There are many opposing opinions on what truly constitutes a fine wrist watch. Here we will list a few items that the masses generally agree makes a fine wrist watch.
The Face
This is the part of the watch you look at to tell the time. It goes without saying that there are many different choices and configurations of watch faces – from the fancy to the plain to the odd. Fine watches will use fine materials to construct the face of the watch and will put information such as brand logo and water resistant rating directly on the face of the watch and all markings will be detail and precise. The purpose of the watch will mostly determine the design of the face of the watch.
The Movement
The information regarding watch movements can fill an entire text book. I will be brief and simple. The movement is the brain of the watch. It is all of the working gears and moving parts inside of a wrist watch. Swiss movements are considered to be of the highest quality followed by the Japanese movement in a distant second place. Fine watches will almost exclusively use a Swiss movement and be manufactured in Switzerland. Japanese movements however, are far more popular due to the low cost. The two most common types of movements are the automatic (self winding) and quartz (battery operated movements). A quick google search will give you all the information you need (and probably a little more) on these two types of movements. Fine watches will almost always use an automatic Swiss movement and will cost thousands of dollars. The typical wrist watch you find in your local department store will utilize a Japanese quarts movement and can be had for as little as $10-$20 but a descent one will average $50 to $100.
The Case
This is the body that holds the movement (or the brain) of the watch. It can be made of many materials to include but not limited to – plastic, steel, stainless steel, titanium, gold, silver, platinum and many other precious and non precious metals. The purpose of the watch will generally determine the materials used to construct the case. Fine watches cases are generally going to be made with highly polished stainless steel or gold.
The Cristal
This is the glass that covers the face of the watch. Tempered glass, sapphire and synthetic sapphire are common in many watches. A fine watch is generally going to have a sapphire crystal because of the high scratch resistant properties of this material. Many watch manufactures currently utilize technologies such as anti-glare coating to improve the quality of their high-end watches.
The Bezel
This is the band of metal that circles the crystal. There are many features that have been incorporated in bezels. Some watches have rotating bezels for time keeping functions. Some bezels are diamond encrusted for looks.
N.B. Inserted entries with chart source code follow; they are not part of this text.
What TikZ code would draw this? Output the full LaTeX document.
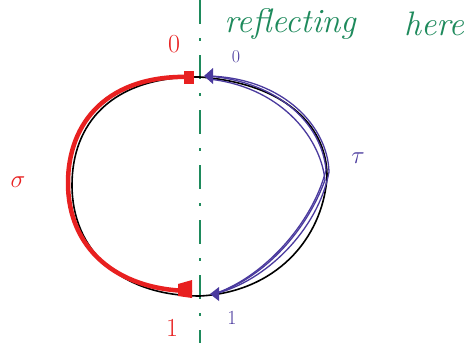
\documentclass[tikz,border=0pt]{standalone}
\usetikzlibrary{arrows.meta}
\definecolor{penred}{HTML}{E82020}
\definecolor{penpurple}{HTML}{4A3A9E}
\definecolor{pengreen}{HTML}{1E8A5C}
\tikzset{
  hand/.style={font=\fontsize{34}{34}\selectfont\itshape},
  lab/.style={font=\fontsize{26}{26}\selectfont},
  blackarc/.style={draw=black, line width=1.6pt},
  redarc/.style={draw=penred, line width=4.5pt, line cap=round},
  purplearc/.style={draw=penpurple, line width=1.3pt},
  mirror/.style={draw=pengreen, line width=2pt, dash pattern=on 24pt off 14pt on 3pt off 14pt},
}
\begin{document}
\begin{tikzpicture}[x=1pt,y=-1pt]
\useasboundingbox[fill=white] (0,0) rectangle (466,343);
% points
\coordinate (top) at (200,77);
\coordinate (bot) at (200,296);
\coordinate (rtop) at (192,77);
\coordinate (rbot) at (190,291);
\coordinate (ptop) at (208,76);
\coordinate (pbot) at (214,294);
% reflecting line
\draw[mirror] (200,0) -- (200,343);
% black loop
\draw[blackarc] (top) .. controls (110,76) and (72,125) .. (72,185)
  .. controls (72,250) and (120,296) .. (bot);
\draw[blackarc] (top) .. controls (290,84) and (328,130) .. (327,178)
  .. controls (322,240) and (275,292) .. (bot);
% red path sigma
\draw[redarc] (rtop) .. controls (108,74) and (68,122) .. (68,183)
  .. controls (68,248) and (116,290) .. (rbot);
\fill[penred] (rtop) ++(-8,-6) -- ++(10,0) -- ++(0,13) -- ++(-10,0) -- cycle;
\fill[penred] (rbot) ++(-12,-7) -- ++(14,-4) -- ++(0,18) -- ++(-14,-2) -- cycle;
% purple path tau
\draw[purplearc] (ptop) .. controls (285,78) and (328,128) .. (329,172)
  .. controls (318,230) and (265,282) .. (pbot);
\draw[purplearc] (ptop) .. controls (280,82) and (322,125) .. (326,170)
  .. controls (312,225) and (262,278) .. (pbot);
\draw[purplearc] (ptop) ++(0,3) .. controls (278,86) and (320,135) .. (325,180)
  .. controls (305,235) and (260,280) .. (pbot);
\fill[penpurple] (ptop) ++(-4,0) -- ++(9,-8) -- ++(0,16) -- cycle;
\fill[penpurple] (pbot) ++(-4,0) -- ++(9,-7) -- ++(0,14) -- cycle;
% labels
\node[lab, text=penred] (r0) at (174,44) {0};
\node[text=penpurple, font=\fontsize{18}{18}\selectfont] (p0) at (236,57) {0};
\node[lab, text=penred] (sig) at (18,182) {$\sigma$};
\node[lab, text=penpurple] (tau) at (358,158) {$\tau$};
\node[lab, text=penred] (r1) at (172,328) {1};
\node[text=penpurple, font=\fontsize{20}{20}\selectfont] (p1) at (232,318) {1};
\node[hand, text=pengreen] (refl) at (290,24) {reflecting};
\node[hand, text=pengreen] (here) at (434,24) {here};
\end{tikzpicture}
\end{document}
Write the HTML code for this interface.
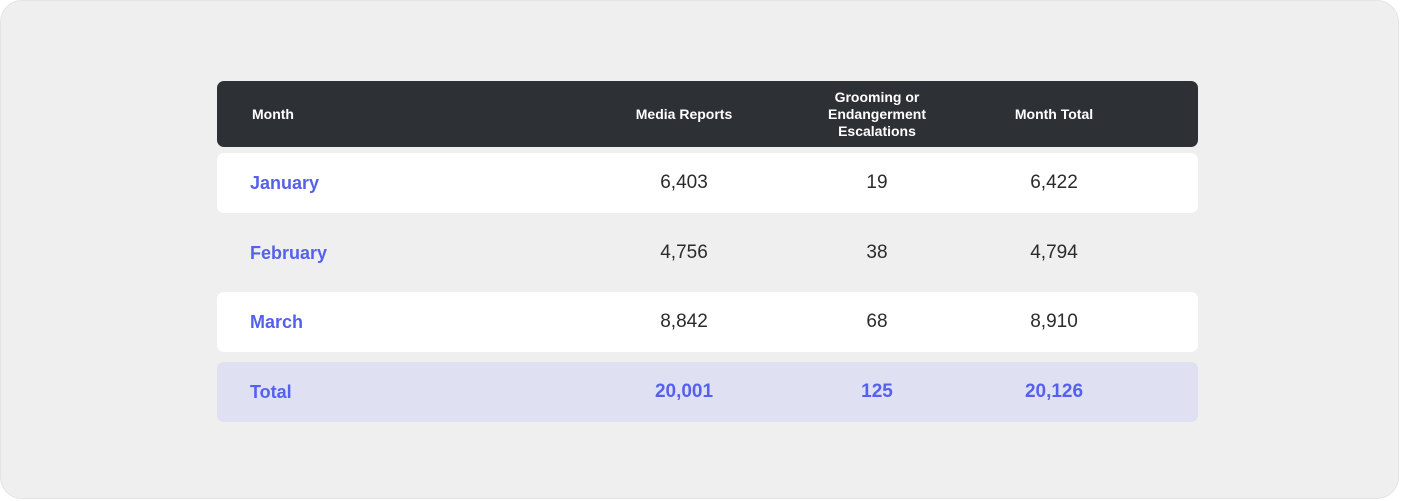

The function of the bezel will be primarily determined by the function of the watch.
The Crown
This is the knob on the side of the case used for setting the time or winding the watch (on earlier models). Some features of crowns are – low profile crowns to prevent snagging and screw down crowns for added water resistance on many pro-diver wrist watches. A fine watch will typically have logo or symbol of the brand or manufacturer stamped or machined into the crown.
The Bracelet
This is the strap that is used to secure the watch to your wrist. It can be made of plastic, rubber, leather (synthetic or genuine), steel, gold and many other precious metals. The purpose of the watch will generally determine the materials used to construct the bracelet.
The Clasp
This is the latch that is used to lock the bracelet on your wrist. On fine watches, the clasp it usually marked with the company/brand logo. There are several different types of clasps. The function of the watch will help to determine the type of clasp. On high end sports watches, the clasps will generally have a double or triple locking mechanism so that if one fails during an activity the watch will still remain secured to your wrist.